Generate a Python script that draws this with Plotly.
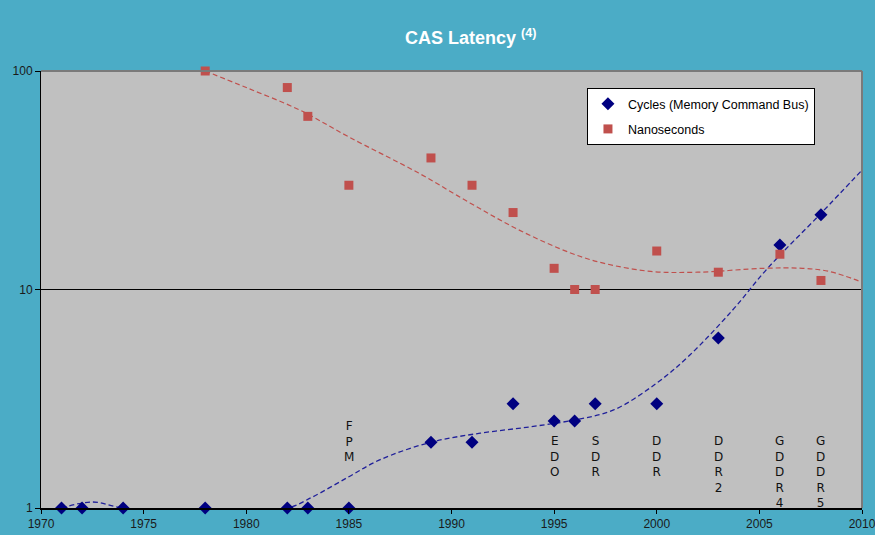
import plotly.graph_objects as go

# Measured points
cycle_years = [1971, 1972, 1974, 1978, 1982, 1983, 1985, 1989, 1991, 1993,
               1995, 1996, 1997, 2000, 2003, 2006, 2008]
cycles = [1, 1, 1, 1, 1, 1, 1, 2, 2, 3, 2.5, 2.5, 3, 3, 6, 16, 22]

ns_years = [1978, 1982, 1983, 1985, 1989, 1991, 1993, 1995, 1996, 1997,
            2000, 2003, 2006, 2008]
nanoseconds = [100, 84, 62, 30, 40, 30, 22.5, 12.5, 10, 10, 15, 12, 14.5, 11]

# Smoothed trend curves
cycle_trend_years = [1971, 1972.5, 1974, 1978, 1982, 1983.2, 1985, 1986.5, 1989,
                     1991.4, 1993.8, 1996, 1997.9, 2000, 2001.6, 2003.7, 2005.4,
                     2008, 2010]
cycle_trend = [1.0, 1.065, 1.0, 0.96, 1.0, 1.12, 1.39, 1.66, 2.0,
               2.2, 2.35, 2.53, 2.81, 3.73, 5.0, 8.06, 12.5, 22.3, 35.2]

ns_trend_years = [1978, 1980, 1982.6, 1985, 1988.4, 1990.9, 1993.3, 1995.8,
                  1997.4, 1999.7, 2002, 2005.2, 2007.1, 2008.4, 2010]
ns_trend = [100, 84, 66.3, 49.9, 34.1, 24.9, 18.7, 14.7,
            13.2, 12.1, 12.0, 12.5, 12.5, 12.1, 10.8]

# Memory generation labels
gen_labels = ["FPM", "EDO", "SDR", "DDR", "DDR2", "GDDR4", "GDDR5"]
gen_years = [1985, 1995, 1997, 2000, 2003, 2006, 2008]

y_ticks = [1, 10, 100]
x_ticks = [1970, 1975, 1980, 1985, 1990, 1995, 2000, 2005, 2010]

BG = "#4BACC6"
PLOT_BG = "#C0C0C0"
NAVY = "#000080"
RED = "#C0504D"

fig = go.Figure()

fig.add_trace(go.Scatter(
    x=cycle_trend_years, y=cycle_trend, mode="lines",
    line=dict(color="#20209A", width=1.3, dash="5px,3px", shape="spline", smoothing=1.0),
    showlegend=False, hoverinfo="skip"))
fig.add_trace(go.Scatter(
    x=ns_trend_years, y=ns_trend, mode="lines",
    line=dict(color=RED, width=1.2, dash="5px,3px", shape="spline", smoothing=1.0),
    showlegend=False, hoverinfo="skip"))

fig.add_trace(go.Scatter(
    x=cycle_years, y=cycles, mode="markers", name="Cycles (Memory Command Bus)",
    marker=dict(symbol="diamond", size=10, color=NAVY),
    cliponaxis=False, legendgroup="a"))
fig.add_trace(go.Scatter(
    x=ns_years, y=nanoseconds, mode="markers", name="Nanoseconds",
    marker=dict(symbol="square", size=9, color=RED),
    cliponaxis=False, legendgroup="b"))

# Vertically stacked generation labels (one letter per line)
for label, yr in zip(gen_labels, gen_years):
    top = 0.415 if label == "FPM" else 0.347
    fig.add_annotation(
        x=yr, y=top, text="<br>".join(label), showarrow=False,
        xanchor="center", yanchor="top", align="center",
        font=dict(family="DejaVu Sans", size=12, color="#111111"))

# Top and right frame of the plot area
fig.add_shape(type="line", xref="paper", yref="paper", x0=0, x1=1, y0=1, y1=1,
              line=dict(color="#7a7a7a", width=2), layer="above")
fig.add_shape(type="line", xref="paper", yref="paper", x0=1, x1=1, y0=0, y1=1,
              line=dict(color="#7a7a7a", width=2), layer="above")

fig.update_layout(
    width=875, height=535,
    margin=dict(l=41, r=13, t=71, b=27),
    paper_bgcolor=BG, plot_bgcolor=PLOT_BG,
    font=dict(family="Liberation Sans, Arial", color="#1a1a1a"),
    title=dict(text="<b>CAS Latency <sup>(4)</sup></b>",
               x=0.538, xref="container", xanchor="center",
               y=0.929, yref="container", yanchor="middle",
               font=dict(family="Liberation Sans, Arial", size=18, color="white")),
    legend=dict(x=0.665, y=0.961, xanchor="left", yanchor="top",
                bgcolor="white", bordercolor="black", borderwidth=1,
                font=dict(size=12.5, color="black"),
                itemwidth=30, traceorder="grouped", tracegroupgap=6),
    showlegend=True,
)

fig.update_xaxes(range=[1970, 2010], tickvals=x_ticks, showgrid=False,
                 ticks="outside", ticklen=4, tickcolor="black",
                 showline=True, linecolor="black", linewidth=2,
                 tickfont=dict(size=12, color="#1a1a1a"), zeroline=False,
                 automargin=False, ticklabeloverflow="allow")
fig.update_yaxes(type="log", range=[0, 2], tickvals=y_ticks,
                 ticktext=[str(v) for v in y_ticks],
                 showgrid=True, gridcolor="black", gridwidth=1,
                 ticks="outside", ticklen=5, tickcolor="black",
                 showline=True, linecolor="black", linewidth=1,
                 tickfont=dict(size=12, color="#1a1a1a"), zeroline=False,
                 automargin=False)

fig.write_html("out.html")
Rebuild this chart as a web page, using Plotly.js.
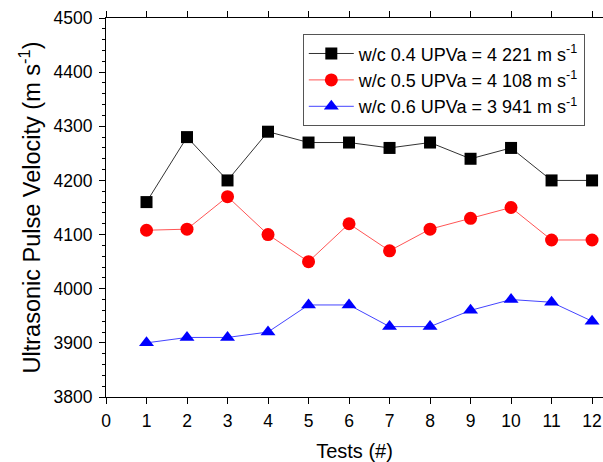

──────────

● To be done
Copy nothing but the lines from the top of the material through the line holding "12, 14.5, 11]", exactly as written; omit pictures.

● Response to the exercise
Generate a Python script that draws this with Plotly.
import plotly.graph_objects as go

# Measured points
cycle_years = [1971, 1972, 1974, 1978, 1982, 1983, 1985, 1989, 1991, 1993,
               1995, 1996, 1997, 2000, 2003, 2006, 2008]
cycles = [1, 1, 1, 1, 1, 1, 1, 2, 2, 3, 2.5, 2.5, 3, 3, 6, 16, 22]

ns_years = [1978, 1982, 1983, 1985, 1989, 1991, 1993, 1995, 1996, 1997,
            2000, 2003, 2006, 2008]
nanoseconds = [100, 84, 62, 30, 40, 30, 22.5, 12.5, 10, 10, 15, 12, 14.5, 11]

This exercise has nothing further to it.